- **Required work**: Write out the records beneath this line exactly as they appear, minus any images.

- **Material for the task**:
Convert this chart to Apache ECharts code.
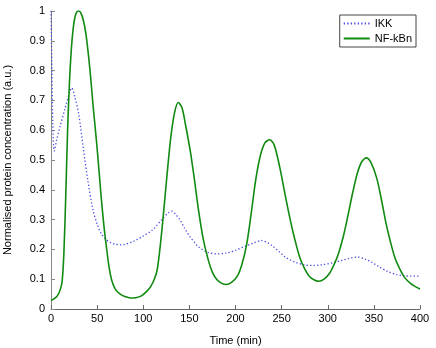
<!DOCTYPE html>
<html>
<head>
<meta charset="utf-8">
<script src="https://cdn.jsdelivr.net/npm/echarts@6/dist/echarts.min.js"></script>
<style>
  html, body { margin: 0; padding: 0; background: #fff; }
  #chart { width: 436px; height: 348px; }
</style>
</head>
<body>
<div id="chart"></div>
<script>
// IKK (dotted blue)
const ikkTime = [0, 1, 2, 3.5, 6, 10, 15, 20, 22.5, 26, 30, 35, 40, 45, 50, 55, 60, 65, 70, 75, 80, 90, 100, 110, 120, 127, 131, 135, 140, 145, 150, 155, 160, 170, 180, 190, 200, 210, 220, 228, 235, 240, 247, 255, 265, 275, 285, 295, 305, 315, 325, 333, 340, 347, 355, 365, 375, 382, 390, 400]
const ikkValue = [1.0, 0.8, 0.62, 0.53, 0.565, 0.615, 0.67, 0.725, 0.742, 0.71, 0.655, 0.54, 0.43, 0.34, 0.285, 0.25, 0.232, 0.222, 0.217, 0.215, 0.217, 0.228, 0.245, 0.265, 0.3, 0.322, 0.328, 0.318, 0.298, 0.27, 0.245, 0.225, 0.208, 0.19, 0.185, 0.188, 0.197, 0.21, 0.222, 0.23, 0.222, 0.212, 0.193, 0.172, 0.157, 0.148, 0.146, 0.149, 0.155, 0.163, 0.171, 0.174, 0.168, 0.158, 0.143, 0.126, 0.115, 0.112, 0.11, 0.11]

// NF-kBn (solid green)
const nfTime = [0, 5, 8, 10, 12, 14, 16, 18, 20, 22, 24, 26, 28, 30, 32, 35, 38, 42, 46, 50, 54, 57, 60, 63, 66, 70, 75, 80, 86, 92, 98, 104, 108, 112, 115, 118, 121, 124, 127, 130, 134, 138, 142, 146, 151, 155, 160, 165, 170, 175, 180, 185, 190, 196, 202, 207, 212, 217, 222, 227, 232, 237, 242, 248, 254, 260, 265, 270, 275, 280, 285, 290, 296, 302, 307, 312, 317, 322, 327, 332, 337, 342, 347, 353, 358, 363, 368, 373, 378, 383, 390, 395, 400]
const nfValue = [0.028, 0.038, 0.05, 0.065, 0.09, 0.19, 0.38, 0.6, 0.76, 0.87, 0.94, 0.98, 0.997, 1.0, 0.995, 0.97, 0.92, 0.81, 0.67, 0.54, 0.39, 0.29, 0.21, 0.14, 0.095, 0.065, 0.05, 0.042, 0.037, 0.038, 0.044, 0.06, 0.075, 0.1, 0.13, 0.2, 0.29, 0.39, 0.49, 0.58, 0.66, 0.693, 0.675, 0.615, 0.53, 0.445, 0.33, 0.235, 0.17, 0.123, 0.098, 0.086, 0.082, 0.09, 0.11, 0.15, 0.215, 0.32, 0.435, 0.515, 0.558, 0.568, 0.55, 0.475, 0.38, 0.29, 0.225, 0.17, 0.135, 0.11, 0.098, 0.093, 0.1, 0.12, 0.15, 0.19, 0.245, 0.315, 0.39, 0.455, 0.495, 0.507, 0.49, 0.44, 0.37, 0.29, 0.225, 0.17, 0.135, 0.107, 0.085, 0.075, 0.067]

const xTicks = { min: 0, max: 400, step: 50 }
const yTicks = { min: 0, max: 1, step: 0.1 }

const chart = echarts.init(document.getElementById('chart'))
const font = 'Liberation Sans, Arial, sans-serif'

const ikkData = ikkTime.map((t, i) => [t, ikkValue[i]])
const nfData = nfTime.map((t, i) => [t, nfValue[i]])

chart.setOption({
  animation: false,
  backgroundColor: '#fff',
  grid: { left: 51, right: 16, top: 11, bottom: 39, outerBoundsMode: 'none' },
  legend: {
    right: 20,
    top: 15,
    orient: 'vertical',
    itemWidth: 26,
    itemHeight: 10,
    itemGap: 4,
    padding: [3, 4, 3, 3],
    backgroundColor: '#fff',
    borderColor: '#444',
    borderWidth: 1,
    borderRadius: 0,
    itemStyle: { opacity: 0 },
    textStyle: { fontFamily: font, fontSize: 11, color: '#000' },
    data: ['IKK', 'NF-kBn']
  },
  xAxis: {
    type: 'value',
    min: xTicks.min,
    max: xTicks.max,
    interval: xTicks.step,
    name: 'Time (min)',
    nameLocation: 'middle',
    nameGap: 26,
    nameTextStyle: { fontFamily: font, fontSize: 11, color: '#000' },
    axisLine: { lineStyle: { color: '#666', width: 1 } },
    axisTick: { inside: true, length: 4, lineStyle: { color: '#666' } },
    axisLabel: { fontFamily: font, fontSize: 11, color: '#000', margin: 4 },
    splitLine: { show: false }
  },
  yAxis: {
    type: 'value',
    min: yTicks.min,
    max: yTicks.max,
    interval: yTicks.step,
    name: 'Normalised protein concentration (a.u.)',
    nameLocation: 'middle',
    nameGap: 38,
    nameTextStyle: { fontFamily: font, fontSize: 11, color: '#000' },
    axisLine: { lineStyle: { color: '#888', width: 1 } },
    axisTick: { inside: true, length: 4, lineStyle: { color: '#888' } },
    axisLabel: { fontFamily: font, fontSize: 11, color: '#000', margin: 6 },
    splitLine: { show: false }
  },
  series: [
    {
      name: 'IKK',
      type: 'line',
      data: ikkData,
      smooth: 0.3,
      symbol: 'none',
      lineStyle: { color: '#4a4ae6', width: 1.3, type: [1.3, 2.2] },
      itemStyle: { color: '#4a4ae6' }
    },
    {
      name: 'NF-kBn',
      type: 'line',
      data: nfData,
      smooth: 0.3,
      symbol: 'none',
      lineStyle: { color: '#118a11', width: 1.6 },
      itemStyle: { color: '#118a11' }
    }
  ]
})
</script>
</body>
</html>
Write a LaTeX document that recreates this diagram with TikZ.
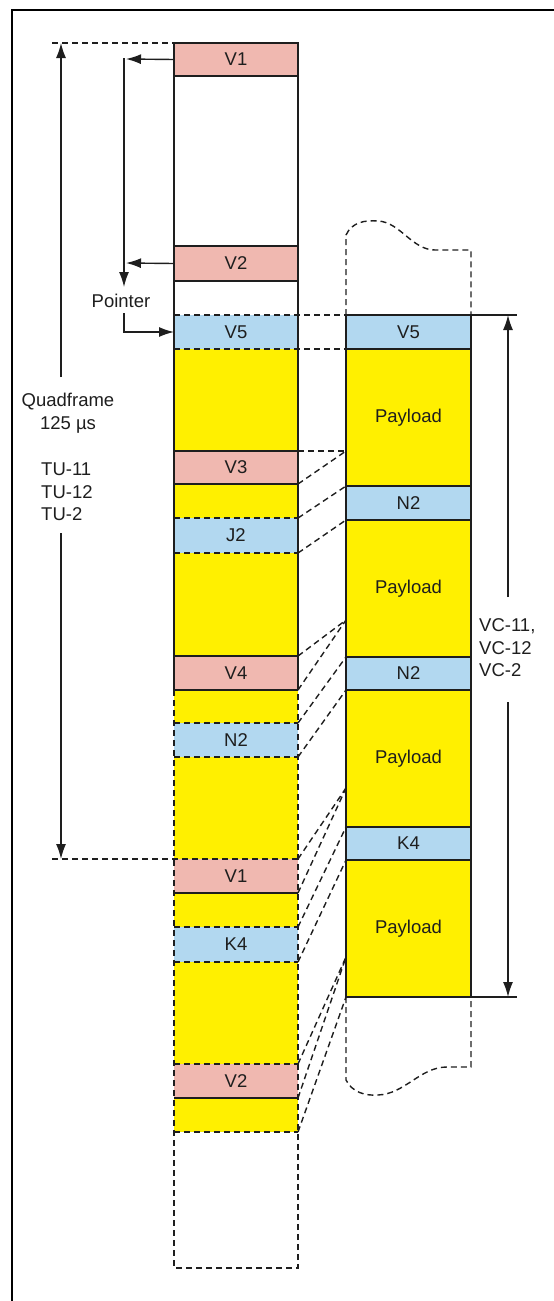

- **Final answer**:
Convert this chart to Apache ECharts code.
<!DOCTYPE html>
<html>
<head>
<meta charset="utf-8">
<script src="https://cdn.jsdelivr.net/npm/echarts@6/dist/echarts.min.js"></script>
<style>
  html, body { margin: 0; padding: 0; background: #fff; }
  #chart { width: 436px; height: 348px; }
</style>
</head>
<body>
<div id="chart"></div>
<script>
// IKK (dotted blue)
const ikkTime = [0, 1, 2, 3.5, 6, 10, 15, 20, 22.5, 26, 30, 35, 40, 45, 50, 55, 60, 65, 70, 75, 80, 90, 100, 110, 120, 127, 131, 135, 140, 145, 150, 155, 160, 170, 180, 190, 200, 210, 220, 228, 235, 240, 247, 255, 265, 275, 285, 295, 305, 315, 325, 333, 340, 347, 355, 365, 375, 382, 390, 400]
const ikkValue = [1.0, 0.8, 0.62, 0.53, 0.565, 0.615, 0.67, 0.725, 0.742, 0.71, 0.655, 0.54, 0.43, 0.34, 0.285, 0.25, 0.232, 0.222, 0.217, 0.215, 0.217, 0.228, 0.245, 0.265, 0.3, 0.322, 0.328, 0.318, 0.298, 0.27, 0.245, 0.225, 0.208, 0.19, 0.185, 0.188, 0.197, 0.21, 0.222, 0.23, 0.222, 0.212, 0.193, 0.172, 0.157, 0.148, 0.146, 0.149, 0.155, 0.163, 0.171, 0.174, 0.168, 0.158, 0.143, 0.126, 0.115, 0.112, 0.11, 0.11]

// NF-kBn (solid green)
const nfTime = [0, 5, 8, 10, 12, 14, 16, 18, 20, 22, 24, 26, 28, 30, 32, 35, 38, 42, 46, 50, 54, 57, 60, 63, 66, 70, 75, 80, 86, 92, 98, 104, 108, 112, 115, 118, 121, 124, 127, 130, 134, 138, 142, 146, 151, 155, 160, 165, 170, 175, 180, 185, 190, 196, 202, 207, 212, 217, 222, 227, 232, 237, 242, 248, 254, 260, 265, 270, 275, 280, 285, 290, 296, 302, 307, 312, 317, 322, 327, 332, 337, 342, 347, 353, 358, 363, 368, 373, 378, 383, 390, 395, 400]
const nfValue = [0.028, 0.038, 0.05, 0.065, 0.09, 0.19, 0.38, 0.6, 0.76, 0.87, 0.94, 0.98, 0.997, 1.0, 0.995, 0.97, 0.92, 0.81, 0.67, 0.54, 0.39, 0.29, 0.21, 0.14, 0.095, 0.065, 0.05, 0.042, 0.037, 0.038, 0.044, 0.06, 0.075, 0.1, 0.13, 0.2, 0.29, 0.39, 0.49, 0.58, 0.66, 0.693, 0.675, 0.615, 0.53, 0.445, 0.33, 0.235, 0.17, 0.123, 0.098, 0.086, 0.082, 0.09, 0.11, 0.15, 0.215, 0.32, 0.435, 0.515, 0.558, 0.568, 0.55, 0.475, 0.38, 0.29, 0.225, 0.17, 0.135, 0.11, 0.098, 0.093, 0.1, 0.12, 0.15, 0.19, 0.245, 0.315, 0.39, 0.455, 0.495, 0.507, 0.49, 0.44, 0.37, 0.29, 0.225, 0.17, 0.135, 0.107, 0.085, 0.075, 0.067]

const xTicks = { min: 0, max: 400, step: 50 }
const yTicks = { min: 0, max: 1, step: 0.1 }

const chart = echarts.init(document.getElementById('chart'))
const font = 'Liberation Sans, Arial, sans-serif'

const ikkData = ikkTime.map((t, i) => [t, ikkValue[i]])
const nfData = nfTime.map((t, i) => [t, nfValue[i]])

chart.setOption({
  animation: false,
  backgroundColor: '#fff',
  grid: { left: 51, right: 16, top: 11, bottom: 39, outerBoundsMode: 'none' },
  legend: {
    right: 20,
    top: 15,
    orient: 'vertical',
    itemWidth: 26,
    itemHeight: 10,
    itemGap: 4,
    padding: [3, 4, 3, 3],
    backgroundColor: '#fff',
    borderColor: '#444',
    borderWidth: 1,
    borderRadius: 0,
    itemStyle: { opacity: 0 },
    textStyle: { fontFamily: font, fontSize: 11, color: '#000' },
    data: ['IKK', 'NF-kBn']
  },
  xAxis: {
    type: 'value',
    min: xTicks.min,
    max: xTicks.max,
    interval: xTicks.step,
    name: 'Time (min)',
    nameLocation: 'middle',
    nameGap: 26,
    nameTextStyle: { fontFamily: font, fontSize: 11, color: '#000' },
    axisLine: { lineStyle: { color: '#666', width: 1 } },
    axisTick: { inside: true, length: 4, lineStyle: { color: '#666' } },
    axisLabel: { fontFamily: font, fontSize: 11, color: '#000', margin: 4 },
    splitLine: { show: false }
  },
  yAxis: {
    type: 'value',
    min: yTicks.min,
    max: yTicks.max,
    interval: yTicks.step,
    name: 'Normalised protein concentration (a.u.)',
    nameLocation: 'middle',
    nameGap: 38,
    nameTextStyle: { fontFamily: font, fontSize: 11, color: '#000' },
    axisLine: { lineStyle: { color: '#888', width: 1 } },
    axisTick: { inside: true, length: 4, lineStyle: { color: '#888' } },
    axisLabel: { fontFamily: font, fontSize: 11, color: '#000', margin: 6 },
    splitLine: { show: false }
  },
  series: [
    {
      name: 'IKK',
      type: 'line',
      data: ikkData,
      smooth: 0.3,
      symbol: 'none',
      lineStyle: { color: '#4a4ae6', width: 1.3, type: [1.3, 2.2] },
      itemStyle: { color: '#4a4ae6' }
    },
    {
      name: 'NF-kBn',
      type: 'line',
      data: nfData,
      smooth: 0.3,
      symbol: 'none',
      lineStyle: { color: '#118a11', width: 1.6 },
      itemStyle: { color: '#118a11' }
    }
  ]
})
</script>
</body>
</html>
Write a LaTeX document that recreates this diagram with TikZ.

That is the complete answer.